Carol is the author of over 300 books, book chapters, articles, and other educational materials, including: How to Differentiate Instruction in Academically Diverse Classrooms (3rd Ed.), The Differentiated Classroom: Responding to the Needs of All Learners (2nd Ed.), Fulfilling the Promise of the Differentiated Classroom, (with Jay McTighe), Differentiating Instruction and Understanding by Design, (with Kay Brimjoin and Lane Narvaez), The Differentiated School, (with Marcia Imbeau), Leading and Managing a Differentiated Classroom, (with David Sousa), Differentiation and the Brain: How Neuroscience Supports the Learner-Friendly Classroom (2nd Ed.), (with Tonya Moon), Assessment in a Differentiated Classroom: A Guide for Student Success, and (with Mike Murphy), Leading for Differentiation: Growing Teachers who Grow Kids. Her books on differentiation are available in 14 languages.

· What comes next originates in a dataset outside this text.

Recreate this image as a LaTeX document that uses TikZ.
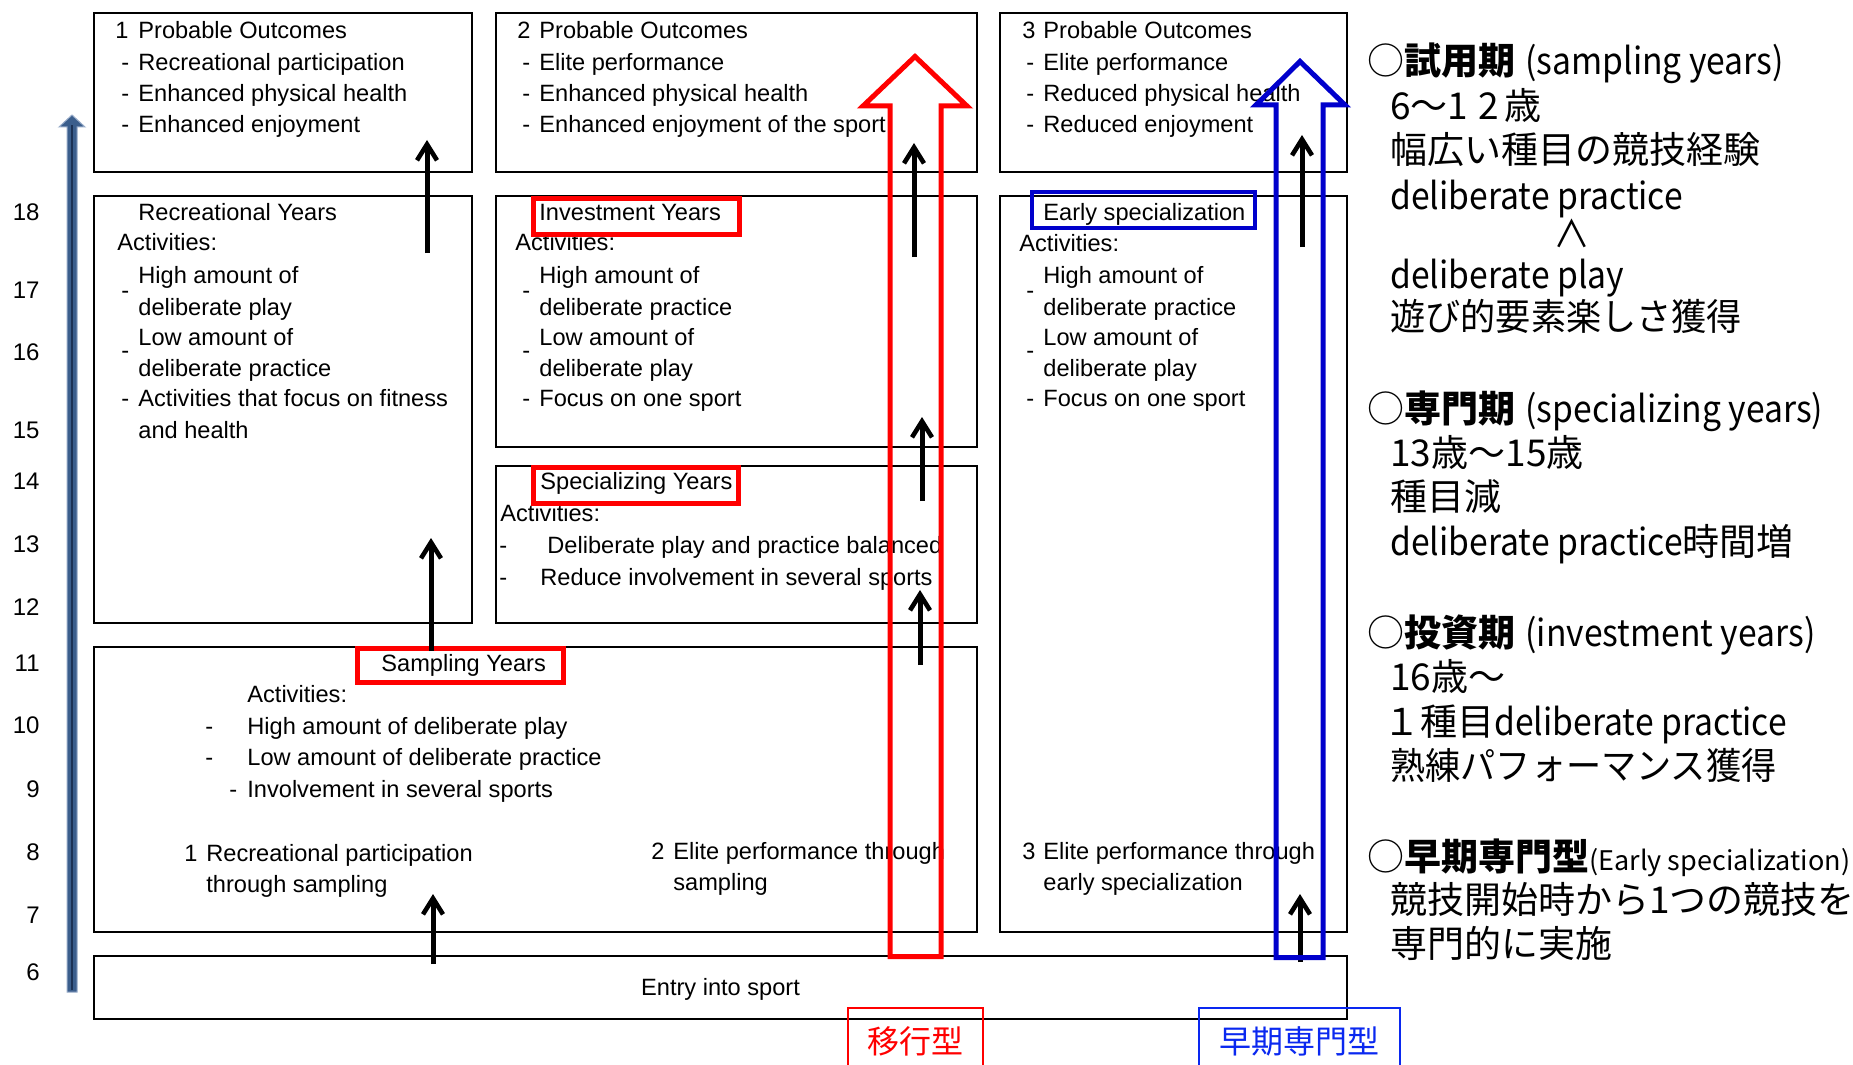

Carol was named Outstanding Professor at Curry in 2004 and received an All-University Teaching Award in 2008. In 2019, she was ranked #8 in the Education Week Edu-Scholar Public Presence Rankings of 200 “University-based academics who are contributing most substantially to public debates about schools and schooling,” and as the #3 voice in Educational Psychology. She works throughout the United States and internationally with educators who seek to create classrooms that are more effective with academically diverse student populations.


KEYNOTE OVERVIEW

Title: An Introduction to Differentiating Instruction: Why, What, and How

The speaker will design the keynote to help teachers develop a “big picture” understanding of why differentiation matters in supporting the success of all learners, what it is (and is not), and particularly what differentiation asks us to do as teachers.  After a brief introduction and some user-friendly definitions of differentiation, the speaker will highlight what differentiation asks of teachers in creating an invitational learning environment, developing curriculum that emphasizes student engagement and understanding, using assessment to mentor students rather than to judge them, and taking care to teach in response to what we learn through formative assessment and to teach like students learn best.  The speaker will conclude by stressing that teachers do not become experts in differentiation all at once or in a hurry, but rather by have a clear sense of what they want their classrooms to look and feel like and by moving in that direction steadily, over time, and will leader support to learn what it means to create a responsive classroom.

(In the process of this presentation, the speaker will address curriculum, pedagogy (instruction), and assessment—as well as learning environment and will briefly address teacher well-being as the speaker discuss the reality that we do not become expert teachers in a hurry, but rather by steady, persistent movement toward expertise.)

The speaker will provide a pdf of the keynote presentation which will include a set of questions related to the content of the session for participants to discuss together so they can clarify and begin to think about changes they might make in their classrooms.